Future research directions include:

• Integrating RecA with reinforcement learning or mixture objectives to improve mid-level feature alignment (e.g., counting).
• Exploring regularization strategies to mitigate overfitting in models with discrete tokenization.
• Extending RecA to video and other modalities, leveraging dense semantic embeddings for unified multimodal alignment.
• Investigating the interplay between RecA and advanced prompt engineering or in-context learning strategies.

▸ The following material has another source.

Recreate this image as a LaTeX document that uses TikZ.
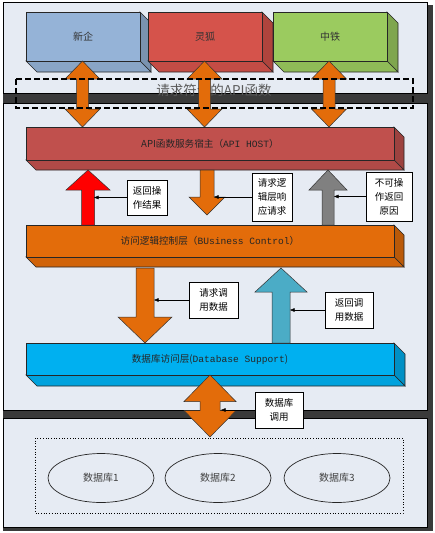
\documentclass[tikz,border=0pt]{standalone}
\usepackage{fontspec}
\setmainfont{Noto Sans CJK SC}
\newfontfamily\enfont{Liberation Mono}
\usetikzlibrary{arrows.meta,shapes.geometric}
\definecolor{panelbg}{HTML}{E6EBF3}
\definecolor{bandc}{HTML}{3A3A3A}
\definecolor{xqblue}{HTML}{95B3D7}
\definecolor{lhred}{HTML}{D5534B}
\definecolor{ztgreen}{HTML}{9BCB5F}
\definecolor{orng}{HTML}{E36C0A}
\definecolor{hostred}{HTML}{C0504D}
\definecolor{dbblue}{HTML}{00B0F0}
\definecolor{tealc}{HTML}{4BACC6}
\definecolor{grayc}{HTML}{808080}
\newcommand\en[1]{{\enfont #1}}
% 3D box: x1,y1,x2,y2,depth,color
\newcommand\threedbox[6]{%
  \filldraw[boxline,fill=#6!82!black] (#3,#2) -- ({#3+#5},{#2+#5}) -- ({#3+#5},{#4+#5}) -- (#3,#4) -- cycle;
  \filldraw[boxline,fill=#6!92!black] (#1,#4) -- (#3,#4) -- ({#3+#5},{#4+#5}) -- ({#1+#5},{#4+#5}) -- cycle;
  \filldraw[boxline,fill=#6] (#1,#2) rectangle (#3,#4);}
% up arrow: cx, tip y, base y, head half width, shaft half width, head length, colour
\newcommand\arrowup[7]{%
  \filldraw[bigarr,fill=#7] ({#1},#2) -- ({#1+#4},{#2+#6}) -- ({#1+#5},{#2+#6}) -- ({#1+#5},#3) -- ({#1-#5},#3) -- ({#1-#5},{#2+#6}) -- ({#1-#4},{#2+#6}) -- cycle;}
\newcommand\arrowdown[7]{%
  \filldraw[bigarr,fill=#7] ({#1},#2) -- ({#1+#4},{#2-#6}) -- ({#1+#5},{#2-#6}) -- ({#1+#5},#3) -- ({#1-#5},#3) -- ({#1-#5},{#2-#6}) -- ({#1-#4},{#2-#6}) -- cycle;}
% double arrow: cx, top tip, bottom tip, head hw, shaft hw, head length, colour
\newcommand\arrowboth[7]{%
  \filldraw[bigarr,fill=#7] ({#1},#2) -- ({#1+#4},{#2+#6}) -- ({#1+#5},{#2+#6}) -- ({#1+#5},{#3-#6}) -- ({#1+#4},{#3-#6}) -- ({#1},#3) -- ({#1-#4},{#3-#6}) -- ({#1-#5},{#3-#6}) -- ({#1-#5},{#2+#6}) -- ({#1-#4},{#2+#6}) -- cycle;}
\begin{document}
\begin{tikzpicture}[x=1pt,y=-1pt,
  boxline/.style={draw=black!85,line width=0.6pt},
  bigarr/.style={draw=black!80,line width=0.5pt},
  panel/.style={fill=panelbg,draw=black,line width=0.8pt},
  labelbox/.style={draw=black,fill=white,line width=0.6pt,align=center,font=\fontsize{9.5}{14}\selectfont,inner sep=1pt},
  boxtext/.style={font=\fontsize{10}{12}\selectfont,text=black!80},
  layertext/.style={font=\fontsize{9.6}{11}\selectfont,text=black!85},
  ptr/.style={-{Triangle[length=4.5pt,width=3.5pt]},line width=0.5pt},
  db/.style={ellipse,draw=black!85,line width=0.7pt,minimum width=106pt,minimum height=49pt,font=\fontsize{10}{12}\selectfont,text=black!75}]
\useasboundingbox (0,0) rectangle (434,533);
\fill[white] (0,0) rectangle (434,533);
% shadow / bands
\fill[bandc] (3,5) rectangle (433,531);
% panels
\draw[panel] (3,2) rectangle (427,93);
\draw[panel] (3,103) rectangle (427,410);
\draw[panel] (3,418) rectangle (427,527);
% top boxes
\threedbox{26}{12}{140}{61}{11}{xqblue}
\threedbox{148}{12}{262}{61}{11}{lhred}
\threedbox{273}{12}{387}{61}{11}{ztgreen}
\node[boxtext] (xq) at (83,36.5) {新企};
\node[boxtext] (lh) at (205,36.5) {灵狐};
\node[boxtext] (zt) at (330,36.5) {中铁};
% title of dashed region
\node[font=\fontsize{13.5}{15}\selectfont,text=black!65] (apif) at (214,90) {请求符合的API函数};
% double arrows
\arrowboth{82.5}{61}{127}{17.5}{6}{18}{orng}
\arrowboth{204.5}{61}{127}{17.5}{6}{18}{orng}
\arrowboth{329}{61}{127}{17.5}{6}{18}{orng}
\draw[line width=1.8pt,dash pattern=on 6pt off 3pt] (16,79) rectangle (413,108);
% layers
\threedbox{26}{127}{394}{160}{10}{hostred}
\node[layertext] (host) at (210,143.5) {API函数服务宿主（\en{API HOST}）};
\threedbox{26}{225}{394}{257}{10}{orng}
\node[layertext] (biz) at (210,241) {访问逻辑控制层（\en{BUsiness Control}）};
\threedbox{26}{343}{394}{375}{11}{dbblue}
\node[layertext] (dbl) at (210,359) {数据库访问层(\en{Database Support})};
% arrows between host and business
\arrowup{88}{170}{225}{22}{6.5}{20}{red}
\arrowdown{207}{215}{170}{18}{7}{18}{orng}
\arrowup{328}{170}{225}{19}{6}{20}{grayc}
% arrows between business and database
\arrowdown{145}{343}{268}{27}{9}{26}{orng}
\arrowup{281}{268}{343}{26}{9}{24}{tealc}
% database double arrow
\arrowboth{210}{375}{437}{26}{10}{26.5}{orng}
% labels
\node[labelbox,minimum width=40pt,minimum height=35pt] (l1) at (147,197.5) {返回操\\作结果};
\node[labelbox,minimum width=40pt,minimum height=48pt] (l2) at (272,197) {请求逻\\辑层响\\应请求};
\node[labelbox,minimum width=46pt,minimum height=49pt] (l3) at (389,196.5) {不可操\\作返回\\原因};
\node[labelbox,minimum width=49pt,minimum height=36pt] (l4) at (213.5,300) {请求调\\用数据};
\node[labelbox,minimum width=48pt,minimum height=36pt] (l5) at (349,310) {返回调\\用数据};
\node[labelbox,minimum width=48pt,minimum height=36pt] (l6) at (279,410) {数据库\\调用};
\coordinate (p1) at (94,197.5);
\coordinate (p2) at (214,197);
\coordinate (p3) at (334,196.5);
\coordinate (p4) at (154,300);
\coordinate (p5) at (290,310);
\coordinate (p6) at (221,410);
\draw[ptr] (l1.west) -- (p1);
\draw[ptr] (l2.west) -- (p2);
\draw[ptr] (l3.west) -- (p3);
\draw[ptr] (l4.west) -- (p4);
\draw[ptr] (l5.west) -- (p5);
\draw[ptr] (l6.west) -- (p6);
% databases
\draw[dotted,line width=0.7pt] (35,438) rectangle (403,513);
\node[db] (d1) at (101,478) {数据库1};
\node[db] (d2) at (218,478) {数据库2};
\node[db] (d3) at (337,478) {数据库3};
\end{tikzpicture}
\end{document}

Implications for Multimodal AI

RecA establishes a new paradigm for post-training UMMs, demonstrating that dense, self-supervised semantic reconstruction is a more effective and robust alignment strategy than supervised fine-tuning on paired data. This has significant implications for the development of scalable, data-efficient, and generalizable multimodal models. By decoupling generation supervision from the limitations of textual annotation, RecA paves the way for leveraging vast unlabeled image corpora and advances the field toward more faithful, controllable, and semantically aligned visual generation and editing.

Conclusion

Reconstruction Alignment (RecA) is a simple yet effective post-training method that leverages dense semantic embeddings from visual understanding encoders to realign the latent spaces of unified multimodal models. RecA consistently improves image generation and editing fidelity across diverse architectures, surpasses much larger models on standard benchmarks, and exhibits superior robustness to benchmark-specific overfitting. The method's efficiency, generality, and empirical strength position it as a foundational technique for future research in unified multimodal understanding and generation.